Saturday, June 19, 2010
Could be. The interesting thing is, the answer lies with you, not the products themselves. Technology is NOT a solution, but a tool.
Do you remember the the first Palm Pilot you might have had? The idea that you could "Beam" your business card to another Palm and receive others cards, by infrared technology, was the coolest thing on the planet! State of the art, very efficient and no doubt this was they way we would receive all of our information in the future! However, here it is a decade later, and no one is "Beaming" their data from their phones today.
Why is this?
Aside from the technology itself being finicky, and that time and effort was required for users to set it up and to learn to use it, there was a far greater roadblock. The technology was to change the way people exchanged business cards and this is unfortunately backwards. Technology does not changes things to make things easier for us. We need to change to allow technology to do it's job for us!
The exchange of business cards is a very long ingrained pattern, and a time worn custom in business cultures around the world. To change it so fundamentally, by eliminating the paper card for a digital one, is a very uncomfortable thing to do. It was simply too much, too soon for most of us in that era.
As a society, we hadn't embraced what we all have adopted today, and that is that we need to learn, adapt and change on a monthly, even weekly basis to allow technology to help us.
And that right there, is the key. Technology, no matter how revolutionary it is, will not help us if we don't create a new pattern to adopt it into our lives.
The world of phone apps is a utopia of 100's of 1000's of new tools at our disposal. When you first loaded new applications onto your phone, how productive did you find them? My guess is nada. How productive is a tool that you forget you have! Here is the typical pattern for the use of new apps on your phone.

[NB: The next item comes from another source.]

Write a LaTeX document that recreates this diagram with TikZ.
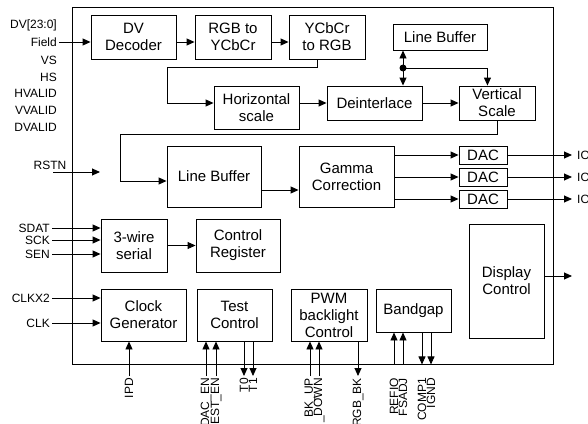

1. You download a groovy new application, such as a weather app, a mortgage calculator, a voice memo app etc. The first time after you installed the app, and you need to look up the weather, calculate a mortgage or record a memo, you immediately... run to your computer.
2. Then, while navigating your search engine, you remember "I have an app for that."
3. So the next time this same need arises you...run to your computer again. And again. This process probably happens 3X before you think to go to you app first. Even then, you probably use it for the first time, only when you are away from your computer and necessity prompts your mind to search for other options. "Oh right, I have a totally cool app for that!"
4. Now, you have changed your brain pattern to solve this need, as well as make a new muscle memory that directs you to your phone instead of the computer.
5. Each additional app you download follows this same pattern. But, each time, the training of your mind pattern becomes easier and muscle memory is reinforced every time we now reach for our phone instead of our keyboards.
So the question was: Is Technology "All Flash, Little Substance?" That's up to you. Technology is useless if it is not integrated into your daily life. The best technology in the world can flounder if the users don't adjust their activities to accommodate the new work patterns required. Technology is designed to make your life more efficient. How can your life be more efficient if you keep doing the same things?
The end result is, you have to allow change for Technology to work. You have to change your patterns; mentally, physically and in your day-to-day activities. The more you allow yourself to change patterns, the easier it will be to continue to do so. Soon, the introduction of new technology in our lives will be a common everyday occurrence. Oh wait, that's now!